ORIGINALLY PUBLISHED IN THE GEORGIA STRAIGHT, FEB. 16, 1995

By Steve Newton

Those Guns N’ Roses guys sure know how to have their cake and gobble it too. When nothing’s happening with big old moneymaker GN’R they just get a few rockin’ pals together, head into the studio with a few dozen crates of champagne, and come out with finished solo projects whenever they damn well feel like it. Sometimes those recordings turn out fine, like Gilby Clarke’s raucous, punk-inspired Pawnshop Guitars; other times they fail miserably, as with Duff McKagan’s lowly Believe in Me.

When it came time for Slash to toss his top hat into the solo ring, no doubt the folks at Geffen Records held their breath, praying he’d come up with something the legions of stagnating Guns N’ Roses fans could clutch on to while that cash cow founders. Geffen’s accountants can now rest easy, because It’s Five O’Clock Somewhere sounds just like GN’R with a different singer.

Slash’s raging guitar work is still the main attraction, and his skyrocketing riffs continue to be paced by the top-notch timing of Guns drummer Matt Sorum and rhythm guitarist Clarke. The new kids in the ’pit are Alice in Chains bassist Mike Inez—whose inconspicuous role could have been handled by any hired gun—and former Jellyfish lead singer Eric Dover, who can screech almost as well as Axl Rose.

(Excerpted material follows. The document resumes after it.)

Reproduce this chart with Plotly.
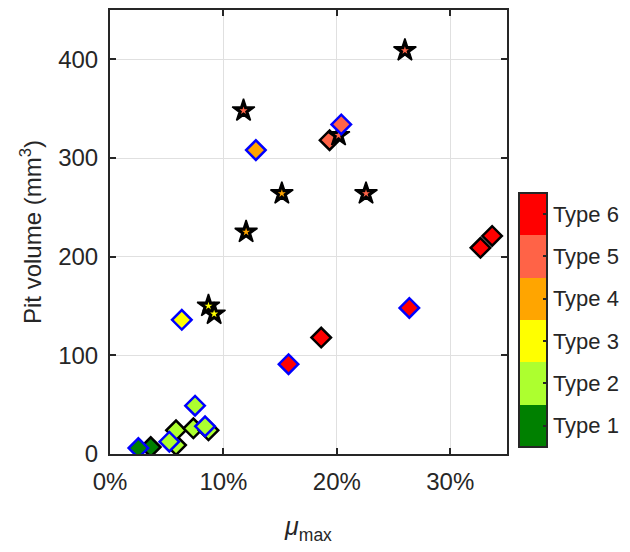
import plotly.graph_objects as go

# Pit volume vs. maximum friction coefficient, coloured by pit type
type_labels = ["Type 1", "Type 2", "Type 3", "Type 4", "Type 5", "Type 6"]
type_colors = ["#008000", "#ADFF2F", "#FFFF00", "#FFA500", "#FF6347", "#FF0000"]

# diamonds with black outline
black_mu = [0.1936, 0.3266, 0.3369, 0.1862, 0.0359, 0.0582, 0.0582, 0.0735, 0.0868]
black_vol = [318, 209, 221, 118, 7, 9, 24, 26, 24]
black_type = [5, 6, 6, 6, 1, 2, 2, 2, 2]

# diamonds with blue outline
blue_mu = [0.0523, 0.1286, 0.2039, 0.0633, 0.2639, 0.1574, 0.075, 0.0838, 0.025]
blue_vol = [12.5, 308, 334, 136, 148, 91, 49, 28, 6]
blue_type = [2, 4, 5, 3, 6, 6, 2, 2, 1]

# pentagram markers
star_mu = [0.260, 0.1177, 0.2015, 0.1515, 0.2257, 0.120, 0.0868, 0.0918]
star_vol = [409, 348, 323, 264, 264, 225, 150, 142]
star_type = [5, 5, 5, 4, 5, 4, 3, 3]

x_ticks = [0, 0.1, 0.2, 0.3]
y_ticks = [0, 100, 200, 300, 400]

# stepped colour scale, one flat band per type
n = len(type_colors)
colorscale = []
for i, c in enumerate(type_colors):
    colorscale.append([i / n, c])
    colorscale.append([(i + 1) / n, c])

INK = "#262626"
FONT = "Liberation Sans, Arial, sans-serif"

common = dict(colorscale=colorscale, cmin=0.5, cmax=6.5)

fig = go.Figure()

fig.add_trace(go.Scatter(
    x=black_mu, y=black_vol, mode="markers", showlegend=False,
    marker=dict(symbol="diamond", size=15, color=black_type,
                line=dict(color="#000000", width=2.5), **common),
))

fig.add_trace(go.Scatter(
    x=star_mu, y=star_vol, mode="markers", showlegend=False,
    marker=dict(symbol="star", size=17, color="#000000",
                line=dict(color="#000000", width=1.5)),
))
fig.add_trace(go.Scatter(
    x=star_mu, y=star_vol, mode="markers", showlegend=False,
    marker=dict(symbol="star", size=6, color=star_type,
                line=dict(width=0), **common),
))

fig.add_trace(go.Scatter(
    x=blue_mu, y=blue_vol, mode="markers", showlegend=False,
    marker=dict(symbol="diamond", size=15, color=blue_type,
                line=dict(color="#0000FF", width=2.5), showscale=True,
                colorbar=dict(
                    x=1.030, xanchor="left", xpad=0,
                    y=0.302, yanchor="middle", ypad=0,
                    lenmode="pixels", len=254,
                    thicknessmode="pixels", thickness=28,
                    outlinewidth=2, outlinecolor=INK,
                    tickmode="array", tickvals=[1, 2, 3, 4, 5, 6],
                    ticktext=type_labels,
                    ticks="inside", ticklen=5, tickwidth=1.5, tickcolor=INK,
                    tickfont=dict(family=FONT, size=22, color=INK),
                ),
                **common),
))

axis_style = dict(
    showline=True, linewidth=2, linecolor=INK, mirror="ticks",
    ticks="inside", ticklen=6, tickwidth=2, tickcolor=INK,
    showgrid=True, gridcolor="#E0E0E0", gridwidth=1, zeroline=False,
    tickfont=dict(family=FONT, size=24, color=INK), automargin=False,
)

fig.update_xaxes(
    range=[0, 0.35], tickvals=x_ticks, tickformat=".0%",
    ticklabelstandoff=5,
    title=dict(text="<i>μ</i><sub>max</sub>", standoff=24,
               font=dict(family=FONT, size=25, color=INK)),
    **axis_style,
)
fig.update_yaxes(
    range=[0, 450], tickvals=y_ticks, ticklabelstandoff=5,
    title=dict(text="Pit volume (mm<sup>3</sup>)", standoff=10,
               font=dict(family=FONT, size=24, color=INK)),
    **axis_style,
)

fig.update_layout(
    width=630, height=552,
    margin=dict(l=110, r=123, t=10, b=98, autoexpand=False),
    paper_bgcolor="white", plot_bgcolor="white",
    font=dict(family=FONT, color=INK),
)

fig.write_html("out.html")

At first listen, the songwriting on It’s Five O’Clock Somewhere doesn’t live up to GN’R’s best work, but after a few listens, Clarke’s “Monkey Chow” and Slash’s “Be The Ball” emerge as serious hard-rock contenders. Most of the other tunes—coproduced by perennial Guns N’ Roses knob-twiddler Mike Clink—get by as raunchy window dressing for Slash’s first-rate Les Paul high jinks. His Snakepit doesn’t cut it in the power-ballad department, though, as the feeble closer, “Back and Forth Again”, readily proves.